For more background on some of the players that have made the move (in either direction) between Russia and the NHL this off-season-- including Maxim Kondratiev, Denis Grebeshkov, and Alexander Semin, among others-- check out Russian NHL prospect movements, just posted today on Hockey's Future and written by Evgeny Belashchenko of Russian Prospects.


Blogger Chris said...

Not to be a bit glib about the situation, but so a Russian court ruled against some NHL prospects for breaking their contracts and going to the NHL - who cares? Given that there is no standing agreement the NHL and the Russian federation that would force the NHL to uphold the russian contracts rulings in a Russian court have exactly what effect upon the NHL?

Canada and the United States happen to far outside the jurisdiction of a Russian court and as they don't operate in Russia there aren't any assets for the courts to assess damages against. Seems like a moral victory for the Russian clubs more than anything substantial.

9/11/06, 7:04 AM

Blogger Brushback said...

I think you're right in saying that the Russian arbitration ruling, by lacking any real authority, probably won't add up to much.

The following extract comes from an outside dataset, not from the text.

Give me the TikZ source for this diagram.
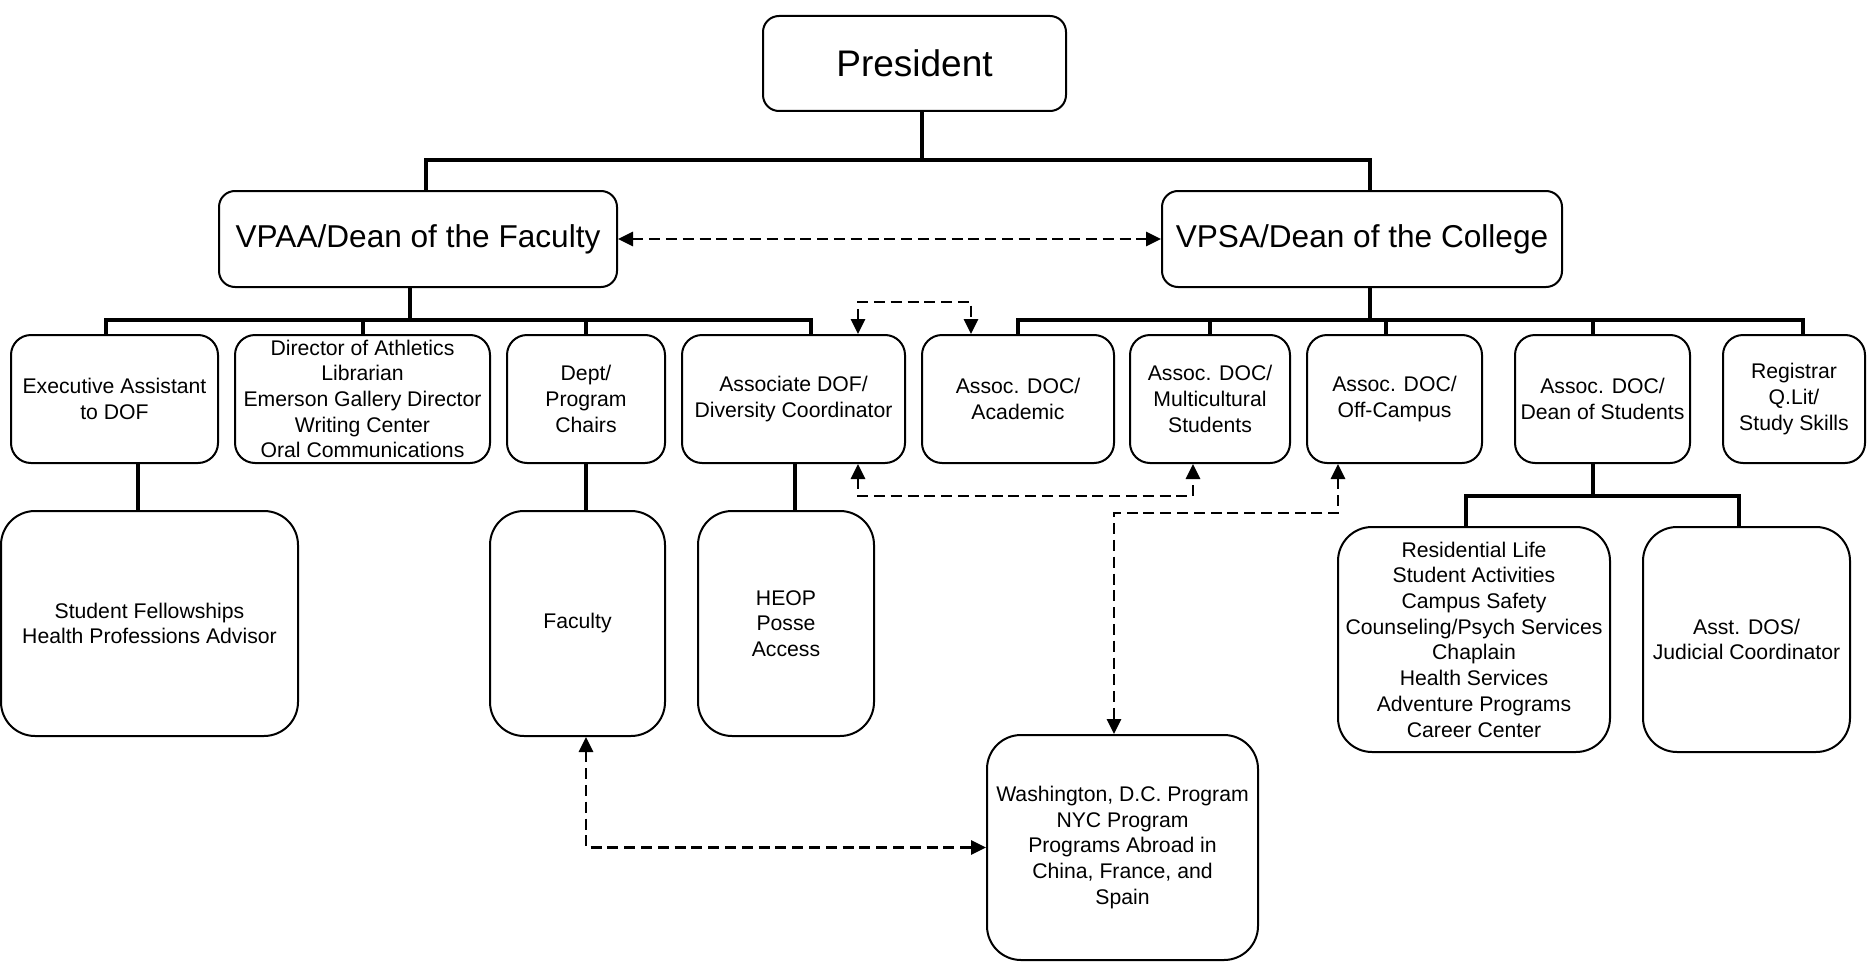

The NHL and the individual players may have to play ball and settle this through the proper legal channels, though, if they don't want this to affect any future relationship.

It's like I read somewhere else last week-- if I got a speeding ticket in Montana I could probably just ignore it with no problems, as long as I never planned on driving through Montana again.

9/11/06, 4:30 PM

Blogger Chris said...

Technically no Brushback, if Montana was hell bent on making you pay your speeding ticket they could get a judgment against you and get it enforced in some jurisdictions because their are agreements regarding monetary judgements.

On the other hand, there really is no effect that a Russian court can have in declaring players ineligable to play for a year because of a Russian contract. Technically, the Russian clubs could sue Miknov or Malkin for breach of contract and claim damages and perhaps get some revenge that way. But the judgement really has no effect.

As for it compelling the NHL to settle with the RSL - why? Considering Russia is now a free country if they don't want to take a reasonable transfer fee, there really isn't anything preventing their players from simply picking up and leaving the country to go to the NHL. For some of the marginal prospects this is likely a gamble, but the high end talent stands to lose nothing.

9/12/06, 5:30 PM

Anonymous Anonymous said...

Actually, there is a different between a foreign arbitration award and a speeding ticket in Montana. Under the New York Convention, a treaty signed by Canada, USA and Russia, any "valid" arbitration award is enforceable in each other foreign country as if it were an award rendered by that state's courts.

9/29/06, 12:02 AM

Blogger Brushback said...

I'm aware of that treaty, but it still isn't always enforced in American courts (witness the case involving Ovechkin and Dynamo last year).